#### Records from a data source:
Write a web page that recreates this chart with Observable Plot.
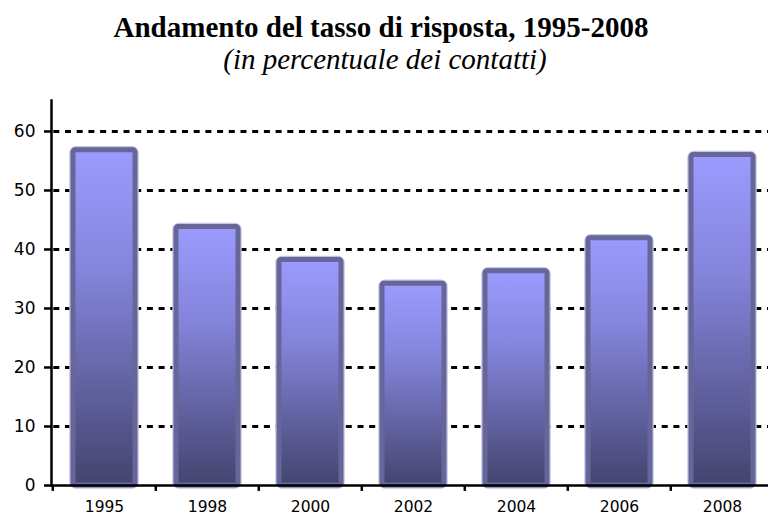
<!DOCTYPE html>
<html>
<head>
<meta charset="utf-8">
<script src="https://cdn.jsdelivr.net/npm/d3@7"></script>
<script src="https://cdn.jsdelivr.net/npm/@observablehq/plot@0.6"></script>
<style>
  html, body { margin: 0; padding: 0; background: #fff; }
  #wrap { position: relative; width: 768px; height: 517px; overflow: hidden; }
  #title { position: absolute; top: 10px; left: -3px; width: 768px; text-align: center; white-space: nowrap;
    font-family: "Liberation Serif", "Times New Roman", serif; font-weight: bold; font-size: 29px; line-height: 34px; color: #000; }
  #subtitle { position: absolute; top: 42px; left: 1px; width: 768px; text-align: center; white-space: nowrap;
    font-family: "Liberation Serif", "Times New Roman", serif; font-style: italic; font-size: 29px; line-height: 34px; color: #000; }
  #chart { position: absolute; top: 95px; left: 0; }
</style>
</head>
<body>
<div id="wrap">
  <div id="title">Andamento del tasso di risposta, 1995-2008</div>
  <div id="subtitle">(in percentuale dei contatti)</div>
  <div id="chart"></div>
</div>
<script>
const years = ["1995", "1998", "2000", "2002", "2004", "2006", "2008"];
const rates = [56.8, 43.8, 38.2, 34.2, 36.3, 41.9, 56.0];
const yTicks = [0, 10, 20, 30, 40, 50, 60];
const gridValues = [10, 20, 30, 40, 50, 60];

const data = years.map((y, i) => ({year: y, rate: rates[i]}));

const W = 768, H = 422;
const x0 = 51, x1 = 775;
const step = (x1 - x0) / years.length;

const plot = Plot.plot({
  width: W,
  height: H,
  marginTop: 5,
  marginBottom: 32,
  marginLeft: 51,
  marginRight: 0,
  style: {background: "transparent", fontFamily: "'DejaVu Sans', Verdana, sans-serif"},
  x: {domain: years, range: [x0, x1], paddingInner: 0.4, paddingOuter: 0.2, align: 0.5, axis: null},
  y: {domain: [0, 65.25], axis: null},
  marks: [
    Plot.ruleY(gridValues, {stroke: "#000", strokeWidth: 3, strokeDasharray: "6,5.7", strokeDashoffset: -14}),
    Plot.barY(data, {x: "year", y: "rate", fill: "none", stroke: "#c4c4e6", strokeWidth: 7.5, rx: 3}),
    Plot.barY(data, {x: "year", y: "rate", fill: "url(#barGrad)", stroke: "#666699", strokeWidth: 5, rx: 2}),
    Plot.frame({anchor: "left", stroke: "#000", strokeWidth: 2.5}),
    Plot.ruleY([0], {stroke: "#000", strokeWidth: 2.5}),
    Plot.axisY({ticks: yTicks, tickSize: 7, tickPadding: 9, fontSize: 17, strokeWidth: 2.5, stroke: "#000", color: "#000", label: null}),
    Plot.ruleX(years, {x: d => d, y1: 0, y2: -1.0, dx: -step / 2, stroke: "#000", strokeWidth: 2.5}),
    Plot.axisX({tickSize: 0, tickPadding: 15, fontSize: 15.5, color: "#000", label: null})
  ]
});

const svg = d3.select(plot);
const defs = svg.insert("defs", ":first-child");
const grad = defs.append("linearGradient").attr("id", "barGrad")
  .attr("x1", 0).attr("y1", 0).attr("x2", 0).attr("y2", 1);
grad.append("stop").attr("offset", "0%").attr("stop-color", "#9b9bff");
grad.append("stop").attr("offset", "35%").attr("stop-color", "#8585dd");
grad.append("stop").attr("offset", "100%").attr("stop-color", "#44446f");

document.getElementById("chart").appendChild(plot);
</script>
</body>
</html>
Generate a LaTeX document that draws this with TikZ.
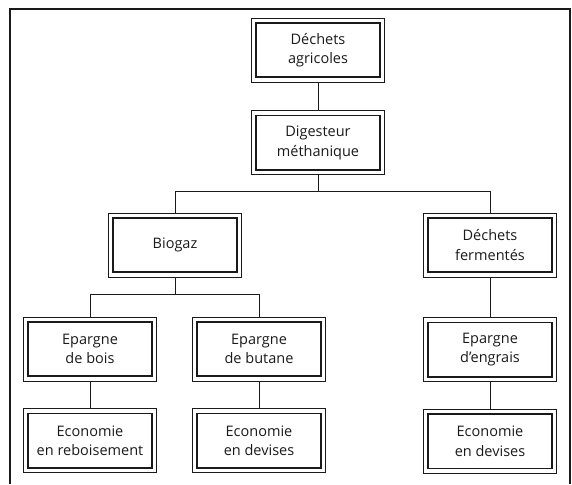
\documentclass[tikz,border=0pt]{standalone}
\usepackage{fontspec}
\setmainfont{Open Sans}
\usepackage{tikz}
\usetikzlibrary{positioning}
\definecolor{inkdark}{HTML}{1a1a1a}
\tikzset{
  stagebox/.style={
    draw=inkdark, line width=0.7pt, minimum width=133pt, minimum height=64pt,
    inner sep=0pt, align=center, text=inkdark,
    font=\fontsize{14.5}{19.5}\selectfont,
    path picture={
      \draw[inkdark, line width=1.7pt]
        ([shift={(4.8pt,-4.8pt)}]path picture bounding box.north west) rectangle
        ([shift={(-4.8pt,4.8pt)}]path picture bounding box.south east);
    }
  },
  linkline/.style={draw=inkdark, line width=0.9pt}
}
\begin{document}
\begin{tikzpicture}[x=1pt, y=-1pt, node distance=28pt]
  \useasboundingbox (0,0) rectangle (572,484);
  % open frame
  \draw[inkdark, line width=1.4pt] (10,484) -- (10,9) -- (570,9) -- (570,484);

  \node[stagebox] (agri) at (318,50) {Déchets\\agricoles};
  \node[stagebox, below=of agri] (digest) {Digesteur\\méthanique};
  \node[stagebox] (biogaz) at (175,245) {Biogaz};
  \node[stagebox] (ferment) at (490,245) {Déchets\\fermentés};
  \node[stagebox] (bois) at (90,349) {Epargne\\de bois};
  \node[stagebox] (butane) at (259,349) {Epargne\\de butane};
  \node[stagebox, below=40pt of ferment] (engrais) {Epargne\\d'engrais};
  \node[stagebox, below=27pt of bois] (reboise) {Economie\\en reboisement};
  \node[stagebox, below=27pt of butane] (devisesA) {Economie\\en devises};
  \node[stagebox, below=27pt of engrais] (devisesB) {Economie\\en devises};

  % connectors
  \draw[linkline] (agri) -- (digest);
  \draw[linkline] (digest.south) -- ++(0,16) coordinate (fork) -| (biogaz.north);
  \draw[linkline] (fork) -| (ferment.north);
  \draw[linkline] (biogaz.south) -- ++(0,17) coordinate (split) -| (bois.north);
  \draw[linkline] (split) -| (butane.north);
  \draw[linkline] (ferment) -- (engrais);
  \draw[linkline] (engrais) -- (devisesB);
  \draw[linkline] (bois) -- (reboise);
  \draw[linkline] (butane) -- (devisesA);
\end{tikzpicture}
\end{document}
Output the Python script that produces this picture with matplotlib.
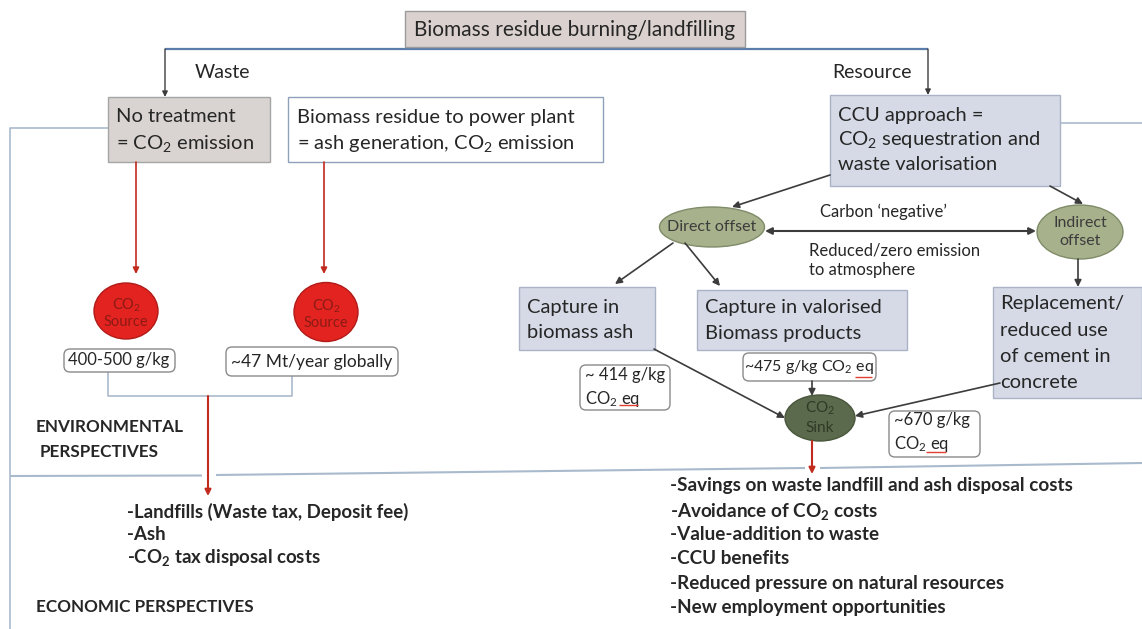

#### PROBLEM REQUIREMENTS:
Pictures are to be left out; repeat all the remaining data exactly.

#### SOLUTION TO THIS TASK:
Write a web page that recreates this chart with Observable Plot.
<!DOCTYPE html>
<html>
<head>
<meta charset="utf-8">
<script src="https://cdn.jsdelivr.net/npm/d3@7"></script>
<script src="https://cdn.jsdelivr.net/npm/@observablehq/plot@0.6"></script>
<style>
  html, body { margin: 0; padding: 0; background: #fff; }
  #wrap { position: relative; width: 768px; height: 517px; overflow: hidden; }
  #title { position: absolute; top: 10px; left: -3px; width: 768px; text-align: center; white-space: nowrap;
    font-family: "Liberation Serif", "Times New Roman", serif; font-weight: bold; font-size: 29px; line-height: 34px; color: #000; }
  #subtitle { position: absolute; top: 42px; left: 1px; width: 768px; text-align: center; white-space: nowrap;
    font-family: "Liberation Serif", "Times New Roman", serif; font-style: italic; font-size: 29px; line-height: 34px; color: #000; }
  #chart { position: absolute; top: 95px; left: 0; }
</style>
</head>
<body>
<div id="wrap">
  <div id="title">Andamento del tasso di risposta, 1995-2008</div>
  <div id="subtitle">(in percentuale dei contatti)</div>
  <div id="chart"></div>
</div>
<script>
const years = ["1995", "1998", "2000", "2002", "2004", "2006", "2008"];
const rates = [56.8, 43.8, 38.2, 34.2, 36.3, 41.9, 56.0];
const yTicks = [0, 10, 20, 30, 40, 50, 60];
const gridValues = [10, 20, 30, 40, 50, 60];

const data = years.map((y, i) => ({year: y, rate: rates[i]}));

const W = 768, H = 422;
const x0 = 51, x1 = 775;
const step = (x1 - x0) / years.length;

const plot = Plot.plot({
  width: W,
  height: H,
  marginTop: 5,
  marginBottom: 32,
  marginLeft: 51,
  marginRight: 0,
  style: {background: "transparent", fontFamily: "'DejaVu Sans', Verdana, sans-serif"},
  x: {domain: years, range: [x0, x1], paddingInner: 0.4, paddingOuter: 0.2, align: 0.5, axis: null},
  y: {domain: [0, 65.25], axis: null},
  marks: [
    Plot.ruleY(gridValues, {stroke: "#000", strokeWidth: 3, strokeDasharray: "6,5.7", strokeDashoffset: -14}),
    Plot.barY(data, {x: "year", y: "rate", fill: "none", stroke: "#c4c4e6", strokeWidth: 7.5, rx: 3}),
    Plot.barY(data, {x: "year", y: "rate", fill: "url(#barGrad)", stroke: "#666699", strokeWidth: 5, rx: 2}),
    Plot.frame({anchor: "left", stroke: "#000", strokeWidth: 2.5}),
    Plot.ruleY([0], {stroke: "#000", strokeWidth: 2.5}),
    Plot.axisY({ticks: yTicks, tickSize: 7, tickPadding: 9, fontSize: 17, strokeWidth: 2.5, stroke: "#000", color: "#000", label: null}),
    Plot.ruleX(years, {x: d => d, y1: 0, y2: -1.0, dx: -step / 2, stroke: "#000", strokeWidth: 2.5}),
    Plot.axisX({tickSize: 0, tickPadding: 15, fontSize: 15.5, color: "#000", label: null})
  ]
});

const svg = d3.select(plot);
const defs = svg.insert("defs", ":first-child");
const grad = defs.append("linearGradient").attr("id", "barGrad")
  .attr("x1", 0).attr("y1", 0).attr("x2", 0).attr("y2", 1);
grad.append("stop").attr("offset", "0%").attr("stop-color", "#9b9bff");
grad.append("stop").attr("offset", "35%").attr("stop-color", "#8585dd");
grad.append("stop").attr("offset", "100%").attr("stop-color", "#44446f");

document.getElementById("chart").appendChild(plot);
</script>
</body>
</html>
Generate a LaTeX document that draws this with TikZ.
\documentclass[tikz,border=0pt]{standalone}
\usepackage{fontspec}
\setmainfont{Open Sans}
\usepackage{tikz}
\usetikzlibrary{positioning}
\definecolor{inkdark}{HTML}{1a1a1a}
\tikzset{
  stagebox/.style={
    draw=inkdark, line width=0.7pt, minimum width=133pt, minimum height=64pt,
    inner sep=0pt, align=center, text=inkdark,
    font=\fontsize{14.5}{19.5}\selectfont,
    path picture={
      \draw[inkdark, line width=1.7pt]
        ([shift={(4.8pt,-4.8pt)}]path picture bounding box.north west) rectangle
        ([shift={(-4.8pt,4.8pt)}]path picture bounding box.south east);
    }
  },
  linkline/.style={draw=inkdark, line width=0.9pt}
}
\begin{document}
\begin{tikzpicture}[x=1pt, y=-1pt, node distance=28pt]
  \useasboundingbox (0,0) rectangle (572,484);
  % open frame
  \draw[inkdark, line width=1.4pt] (10,484) -- (10,9) -- (570,9) -- (570,484);

  \node[stagebox] (agri) at (318,50) {Déchets\\agricoles};
  \node[stagebox, below=of agri] (digest) {Digesteur\\méthanique};
  \node[stagebox] (biogaz) at (175,245) {Biogaz};
  \node[stagebox] (ferment) at (490,245) {Déchets\\fermentés};
  \node[stagebox] (bois) at (90,349) {Epargne\\de bois};
  \node[stagebox] (butane) at (259,349) {Epargne\\de butane};
  \node[stagebox, below=40pt of ferment] (engrais) {Epargne\\d'engrais};
  \node[stagebox, below=27pt of bois] (reboise) {Economie\\en reboisement};
  \node[stagebox, below=27pt of butane] (devisesA) {Economie\\en devises};
  \node[stagebox, below=27pt of engrais] (devisesB) {Economie\\en devises};

  % connectors
  \draw[linkline] (agri) -- (digest);
  \draw[linkline] (digest.south) -- ++(0,16) coordinate (fork) -| (biogaz.north);
  \draw[linkline] (fork) -| (ferment.north);
  \draw[linkline] (biogaz.south) -- ++(0,17) coordinate (split) -| (bois.north);
  \draw[linkline] (split) -| (butane.north);
  \draw[linkline] (ferment) -- (engrais);
  \draw[linkline] (engrais) -- (devisesB);
  \draw[linkline] (bois) -- (reboise);
  \draw[linkline] (butane) -- (devisesA);
\end{tikzpicture}
\end{document}
Output the Python script that produces this picture with matplotlib.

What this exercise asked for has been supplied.